Velocite Magnus 2.0 - First ride £3590

Carbon super bike

BikeRadar score 3/5

Another year and – with Velocite’s arrival – another new name for today’s consumer. But the company’s distinctive Magnus frameset and dedicated fork have been in development for more than a year and have to live up to a premium price tag.

  • Highs: Sublime, perfectly balanced ride  
  • Lows: Too expensive for the spec
  • Buy if: You're a racer with cash to spare

The Magnus’s carbon has been selected to offer optimal stiffness where it’s needed and create comfort elsewhere. It uses three different varieties and up to 13 layers in high stiffness areas, such as the bottom bracket shell and head tube. The seatstays are bigger than we’ve seen from the latest designs but the exaggerated arch provides more length across which vibration can be dissipated. 
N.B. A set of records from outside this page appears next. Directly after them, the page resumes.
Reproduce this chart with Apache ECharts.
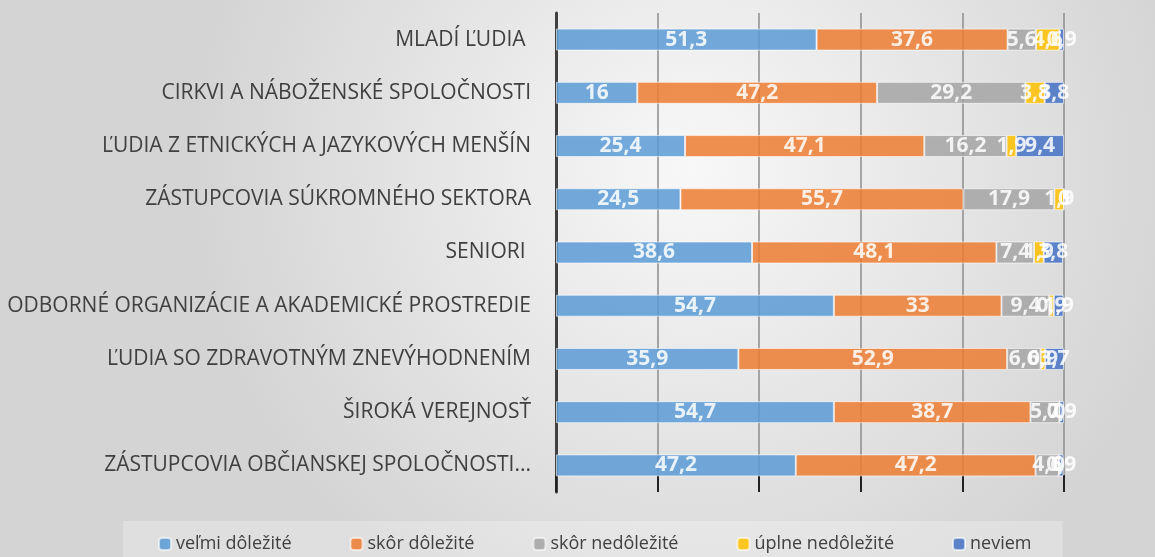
<!DOCTYPE html>
<html>
<head>
<meta charset="utf-8">
<script src="https://cdn.jsdelivr.net/npm/echarts@6/dist/echarts.min.js"></script>
<style>
  html, body { margin: 0; padding: 0; }
  #chart { width: 1155px; height: 557px; }
</style>
</head>
<body>
<div id="chart"></div>
<script>
// categories, top to bottom as in the picture
const categories = [
    'MLADÍ ĽUDIA ',
    'CIRKVI A NÁBOŽENSKÉ SPOLOČNOSTI',
    'ĽUDIA Z ETNICKÝCH A JAZYKOVÝCH MENŠÍN',
    'ZÁSTUPCOVIA SÚKROMNÉHO SEKTORA',
    'SENIORI ',
    'ODBORNÉ ORGANIZÁCIE A AKADEMICKÉ PROSTREDIE',
    'ĽUDIA SO ZDRAVOTNÝM ZNEVÝHODNENÍM',
    'ŠIROKÁ VEREJNOSŤ',
    'ZÁSTUPCOVIA OBČIANSKEJ SPOLOČNOSTI...'
];
const seriesNames = ['veľmi dôležité', 'skôr dôležité', 'skôr nedôležité', 'úplne nedôležité', 'neviem'];
const velmiDolezite   = [51.3, 16,   25.4, 24.5, 38.6, 54.7, 35.9, 54.7, 47.2];
const skorDolezite    = [37.6, 47.2, 47.1, 55.7, 48.1, 33,   52.9, 38.7, 47.2];
const skorNedolezite  = [5.6,  29.2, 16.2, 17.9, 7.4,  9.4,  6.6,  5.7,  4.6];
const uplneNedolezite = [4.6,  3.8,  1.9,  1.9,  1.9,  0.9,  0.9,  0,    0];
const neviem          = [0.9,  3.8,  9.4,  0,    3.8,  1.9,  3.7,  0.9,  0.9];
const colors = ['#5b9bd5', '#ed7d31', '#a5a5a5', '#ffc000', '#4472c4'];

const values = [velmiDolezite, skorDolezite, skorNedolezite, uplneNedolezite, neviem];
const fontName = '"Open Sans", "Noto Sans", sans-serif';

const chart = echarts.init(document.getElementById('chart'));
chart.setOption({
    backgroundColor: {
        type: 'radial', x: 0.6, y: 0.3, r: 0.9,
        colorStops: [
            { offset: 0, color: '#f8f8f8' },
            { offset: 1, color: '#d4d4d4' }
        ]
    },
    animation: false,
    grid: { left: 556, right: 91, top: 13, bottom: 65 },
    legend: {
        bottom: -10,
        left: 123,
        itemWidth: 12,
        itemHeight: 12,
        itemGap: 58,
        padding: [14, 31, 14, 35],
        backgroundColor: 'rgba(255,255,255,0.25)',
        textStyle: { color: '#404040', fontSize: 18, fontFamily: fontName },
        data: seriesNames
    },
    xAxis: {
        type: 'value',
        min: 0,
        max: 100,
        interval: 20,
        axisLabel: { show: false },
        axisLine: { show: false },
        axisTick: { show: true, inside: true, length: 17, lineStyle: { color: '#222', width: 2 } },
        splitLine: { lineStyle: { color: '#8c8c8c', width: 1.5 } }
    },
    yAxis: {
        type: 'category',
        inverse: true,
        data: categories,
        axisLine: { lineStyle: { color: '#404040', width: 3 } },
        axisTick: { show: false },
        axisLabel: { color: '#404040', fontSize: 21, fontFamily: fontName, margin: 25 }
    },
    series: seriesNames.map((name, i) => ({
        name: name,
        type: 'bar',
        stack: 'total',
        barWidth: 22,
        data: values[i],
        itemStyle: { color: colors[i], opacity: 0.85, borderColor: 'rgba(255,255,255,0.7)', borderWidth: 1 },
        label: {
            show: true,
            position: 'inside',
            color: '#fff',
            fontSize: 21,
            fontWeight: 'bold',
            fontFamily: fontName,
            formatter: p => String(p.value).replace('.', ',')
        }
    }))
});
</script>
</body>
</html>
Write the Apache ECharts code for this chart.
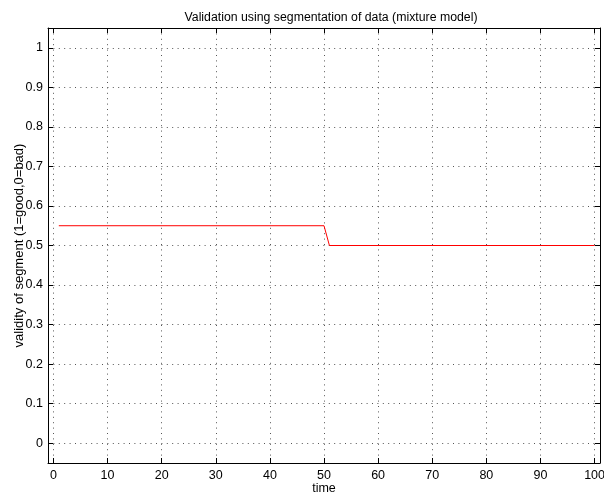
<!DOCTYPE html>
<html><head><meta charset="utf-8">
<script src="https://cdn.jsdelivr.net/npm/echarts@6/dist/echarts.min.js"></script>
<style>html,body{margin:0;padding:0;background:#fff}#c{width:604px;height:495px}</style>
</head><body><div id="c"></div>
<script>
const xValues = [1, 50, 51, 100];
const yValues = [0.55, 0.55, 0.5, 0.5];
const xTicks = [0, 10, 20, 30, 40, 50, 60, 70, 80, 90, 100];
const yTicks = [0, 0.1, 0.2, 0.3, 0.4, 0.5, 0.6, 0.7, 0.8, 0.9, 1];
const titleText = 'Validation using segmentation of data (mixture model)';
const xName = 'time';
const yName = 'validity of segment (1=good,0=bad)';

const font = '"Liberation Sans", Helvetica, Arial, sans-serif';
const grid = {left: 48, top: 28, right: 4, bottom: 32, containLabel: false, outerBoundsMode: 'none'};
const split = {show: true, lineStyle: {color: '#555', type: [1, 4.4], width: 1}};
function xAx(pos, labels) {
  return {
    type: 'value', position: pos, min: -1, max: 101,
    name: labels ? xName : '', nameLocation: 'middle', nameGap: 19, nameMoveOverlap: false,
    nameTextStyle: {fontFamily: font, fontSize: 12.5, color: '#000'},
    axisLine: {show: true, onZero: false, lineStyle: {color: '#000', width: 1}},
    axisTick: {show: true, inside: true, length: 5, customValues: xTicks, lineStyle: {color: '#000'}},
    axisLabel: {show: labels, customValues: xTicks, fontFamily: font, fontSize: 12.5, color: '#000', margin: 6},
    splitLine: labels ? split : {show: false}
  };
}
function yAx(pos, labels) {
  return {
    type: 'value', position: pos, min: -0.05, max: 1.05,
    name: labels ? yName : '', nameLocation: 'middle', nameGap: 22, nameMoveOverlap: false,
    nameTextStyle: {fontFamily: font, fontSize: 13, color: '#000'},
    axisLine: {show: true, onZero: false, lineStyle: {color: '#000', width: 1}},
    axisTick: {show: true, inside: true, length: 5, customValues: yTicks, lineStyle: {color: '#000'}},
    axisLabel: {show: labels, customValues: yTicks, fontFamily: font, fontSize: 12.5, color: '#000', margin: 5,
      formatter: v => String(Math.round(v * 10) / 10)},
    splitLine: labels ? split : {show: false}
  };
}
const chart = echarts.init(document.getElementById('c'));
chart.setOption({
  animation: false,
  title: {text: titleText, left: 326, top: 7, textAlign: 'center',
    textStyle: {fontFamily: font, fontSize: 12.3, fontWeight: 'normal', color: '#000'}},
  grid: grid,
  xAxis: [xAx('bottom', true), xAx('top', false)],
  yAxis: [yAx('left', true), yAx('right', false)],
  series: [{
    type: 'line', xAxisIndex: 0, yAxisIndex: 0, showSymbol: false, symbol: 'none',
    data: xValues.map((x, i) => [x, yValues[i]]),
    lineStyle: {color: '#ff0000', width: 1}
  }]
});
</script></body></html>
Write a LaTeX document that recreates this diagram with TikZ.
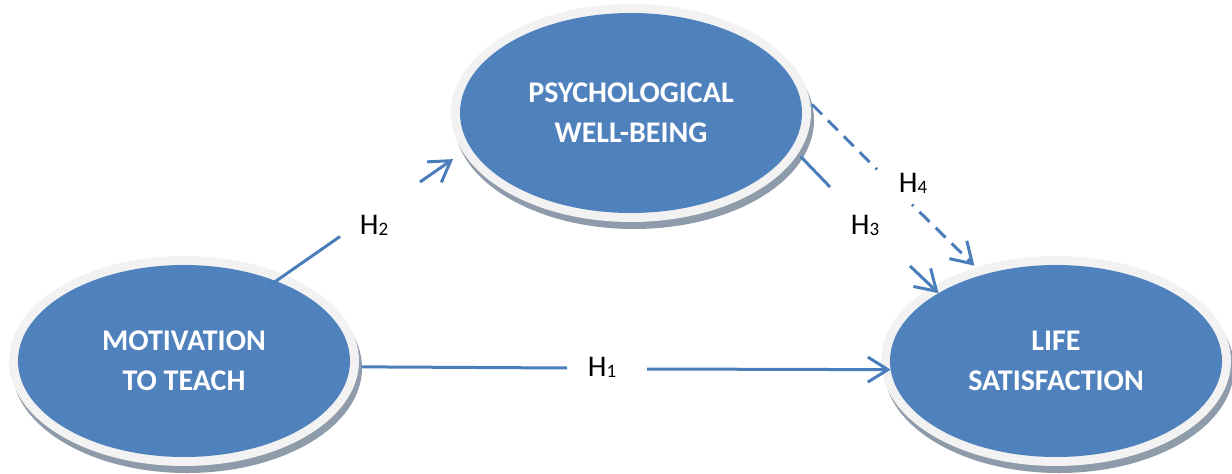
\documentclass[tikz,border=0pt]{standalone}
\usepackage{fontspec}
\setmainfont{Carlito}
\usetikzlibrary{arrows.meta,backgrounds,shapes.geometric,calc}
\definecolor{blobblue}{HTML}{4F81BD}
\definecolor{ringgray}{HTML}{F2F2F2}
\definecolor{shadegray}{HTML}{8E9BAB}
\definecolor{linkblue}{HTML}{4A7EBB}
% hypothesis label: H with a lowered, smaller index
\newcommand\hyp[1]{H\raisebox{-1.5pt}{\fontsize{19}{19}\selectfont #1}}
\begin{document}
\begin{tikzpicture}[x=1pt,y=-1pt,
  blob/.style={ellipse, fill=blobblue, inner sep=0pt, outer sep=0pt,
    text=white, align=center, font=\fontsize{30}{40}\selectfont\bfseries},
  link/.style={draw=linkblue, line width=3pt},
  tip/.style={-{Straight Barb[length=20pt,width=25pt]}},
  dashedlink/.style={link, dash pattern=on 14pt off 8.5pt},
  hyplabel/.style={inner sep=0pt, anchor=base west, font=\fontsize{30}{36}\selectfont}]
\useasboundingbox (0,0) rectangle (1232,474);

% constructs
\node[blob, minimum width=332pt, minimum height=192pt] (mot) at (184,361) {MOTIVATION\\TO TEACH};
\node[blob, minimum width=342pt, minimum height=200pt] (psy) at (631,113) {PSYCHOLOGICAL\\WELL-BEING};
\node[blob, minimum width=332pt, minimum height=192pt] (life) at (1056,361) {LIFE\\SATISFACTION};

% light rims with a soft drop shadow behind each construct
\begin{scope}[on background layer]
  \fill[white] (0,0) rectangle (1232,474);
  \foreach \n/\rx/\ry in {mot/175pt/105pt, psy/180pt/109pt, life/175pt/105pt} {
    \fill[shadegray] ([shift={(3,7)}]\n.center) ellipse [x radius=\rx, y radius=\ry];
    \fill[ringgray] (\n.center) ellipse [x radius=\rx, y radius=\ry];
  }
\end{scope}

% gaps left around the hypothesis labels
\coordinate (h1a) at (567,368);
\coordinate (h1b) at (647,369);
\coordinate (h2a) at (340,236.5);
\coordinate (h2b) at (420,182);
\coordinate (h3a) at (830,187);
\coordinate (h3b) at (910,266);
\coordinate (h4a) at (877,169.4);
\coordinate (h4b) at (912,204.6);

% H1: motivation -> life satisfaction (starts just outside the rim)
\draw[link, shorten <=12pt] (mot.-2) -- (h1a);
\draw[link, tip] (h1b) -- (life.183);
% H2: motivation -> psychological well-being (starts inside the ellipse)
\draw[link] ($(mot.41)!-10.6pt!(h2a)$) -- (h2a);
\draw[link, tip, shorten >=21pt] (h2b) -- (psy.192);
% H3: psychological well-being -> life satisfaction
\draw[link, shorten <=12.8pt] (psy.-12.5) -- (h3a);
\draw[link, tip] (h3b) -- (life.150);
% H4: mediated path (dashed)
\draw[dashedlink, shorten <=20.9pt] (psy.8) -- (h4a);
\draw[dashedlink, dash phase=12pt, tip, shorten >=12.8pt] (h4b) -- (life.130.7);

% hypothesis labels
\node[hyplabel] (l1) at (587.7,376) {\hyp{1}};
\node[hyplabel] (l2) at (359.7,234) {\hyp{2}};
\node[hyplabel] (l3) at (850.7,234) {\hyp{3}};
\node[hyplabel] (l4) at (898.7,192) {\hyp{4}};
\end{tikzpicture}
\end{document}
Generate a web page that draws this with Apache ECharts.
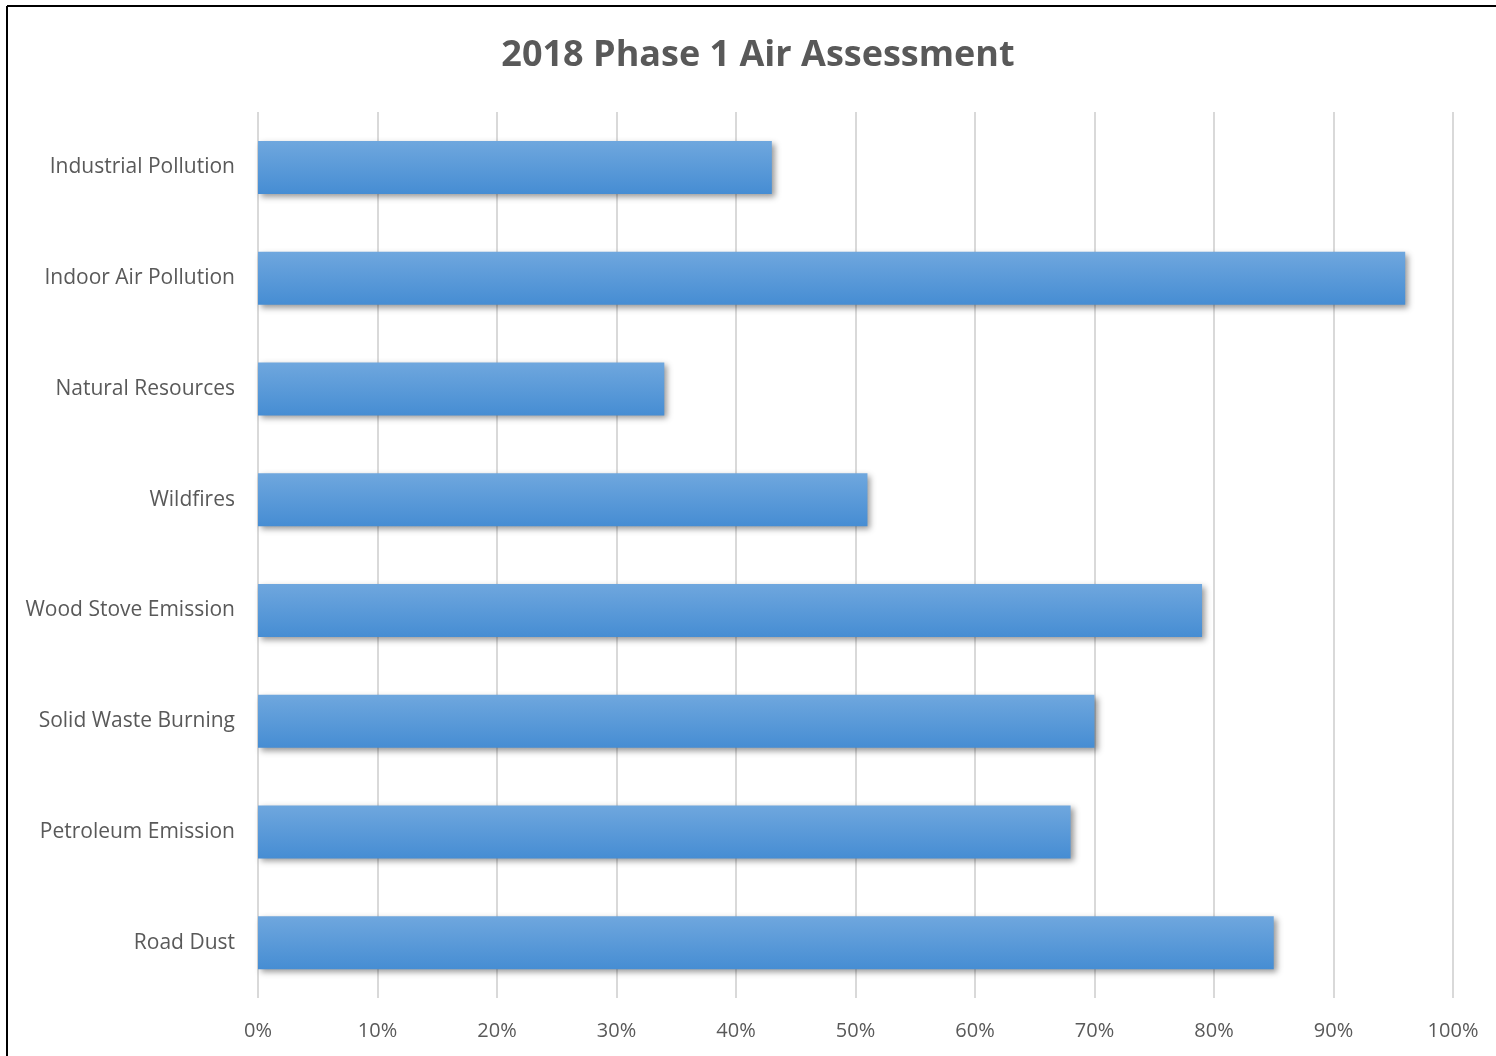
<!DOCTYPE html>
<html>
<head>
<meta charset="utf-8">
<script src="https://cdn.jsdelivr.net/npm/echarts@6/dist/echarts.min.js"></script>
<style>
  html, body { margin: 0; padding: 0; background: #fff; }
  #chart { width: 1496px; height: 1056px; }
</style>
</head>
<body>
<div id="chart"></div>
<script>
// categories top to bottom, as in the picture
var categories = ['Industrial Pollution', 'Indoor Air Pollution', 'Natural Resources', 'Wildfires',
  'Wood Stove Emission', 'Solid Waste Burning', 'Petroleum Emission', 'Road Dust'];
var values = [43, 96, 34, 51, 79, 70, 68, 85];

var myEcharts = echarts.init(document.getElementById('chart'));

myEcharts.setOption({
  backgroundColor: '#fff',
  animation: false,
  title: {
    text: '2018 Phase 1 Air Assessment',
    left: 753,
    top: 33,
    textAlign: 'center',
    textStyle: { fontFamily: 'Open Sans', fontSize: 36, fontWeight: 'bold', color: '#595959' }
  },
  grid: { left: 258, right: 43, top: 112, bottom: 58 },
  xAxis: {
    type: 'value',
    min: 0,
    max: 100,
    interval: 10,
    axisLine: { show: false },
    axisTick: { show: false },
    splitLine: { lineStyle: { color: '#d9d9d9', width: 2 } },
    axisLabel: {
      formatter: '{value}%',
      margin: 23,
      fontFamily: 'Open Sans',
      fontSize: 20,
      color: '#595959'
    }
  },
  yAxis: {
    type: 'category',
    inverse: true,
    data: categories,
    axisLine: { show: false },
    axisTick: { show: false },
    axisLabel: { margin: 23, fontFamily: 'Open Sans', fontSize: 21, color: '#595959', padding: [6, 0, 0, 0] }
  },
  series: [{
    type: 'bar',
    data: values,
    barWidth: 53,
    itemStyle: {
      color: new echarts.graphic.LinearGradient(0, 0, 0, 1, [
        { offset: 0, color: '#6fa7de' },
        { offset: 1, color: '#468dd3' }
      ]),
      shadowColor: 'rgba(0,0,0,0.4)',
      shadowBlur: 6,
      shadowOffsetX: 3,
      shadowOffsetY: 3
    }
  }],
  graphic: [
    { type: 'line', shape: { x1: 7, y1: 6, x2: 1496, y2: 6 }, style: { stroke: '#000', lineWidth: 2 } },
    { type: 'line', shape: { x1: 7, y1: 6, x2: 7, y2: 1056 }, style: { stroke: '#000', lineWidth: 2 } }
  ]
});
</script>
</body>
</html>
Up front, the tapered head tube – complete with neat shot-through cable guides and integrated barrel adjusters – flows into a broad aero profile fork. For a frame with so much apparent meat on it, it’s surprisingly trim, our large weighing 1,180g and the fork adding just 360g.

The shot-through cable guides on the head tube

On the road we wouldn’t go so far as to say that the Magnus is a comfort bike – it’s very much a pro-level race rig. What is impressive, though, is how well the bike deals with coarse surfaces, potholes and pock-marked roads. Some light carbon frames chatter and resonate through the bar and saddle but the Magnus kills road buzz with a solid thump – something we really like. As a result, you always feel a connection to the road and it’s easy to feel the level of grip when pushing hard. Believe us, you really will want to. 

The ride is aggressive and positive, flowing through twists and turns and allowing you to attack climbs with ease. The efficient frame and compact chainset will make up for any shortcomings on the steeper stuff too.

It all sounds as though Velocite’s debut is a good one – and it is – but the Magnus does have one major pitfall: the equipment in relation to its cost. Yes, the frameset is pricey at £1,960, but the £3,590 asking price for a bike with mechanical Ultegra and good, mid-price wheels is simply too much. 

An equivalent bike from Cube, Canyon or Rose will have Dura-Ace and top-flight wheels, or for £90 less than the Magnus you could have a Trek Madone 5.9 with electronic Ultegra. That said, Velocite have just announced a 10% discount on the bike, calculated at checkout from the website.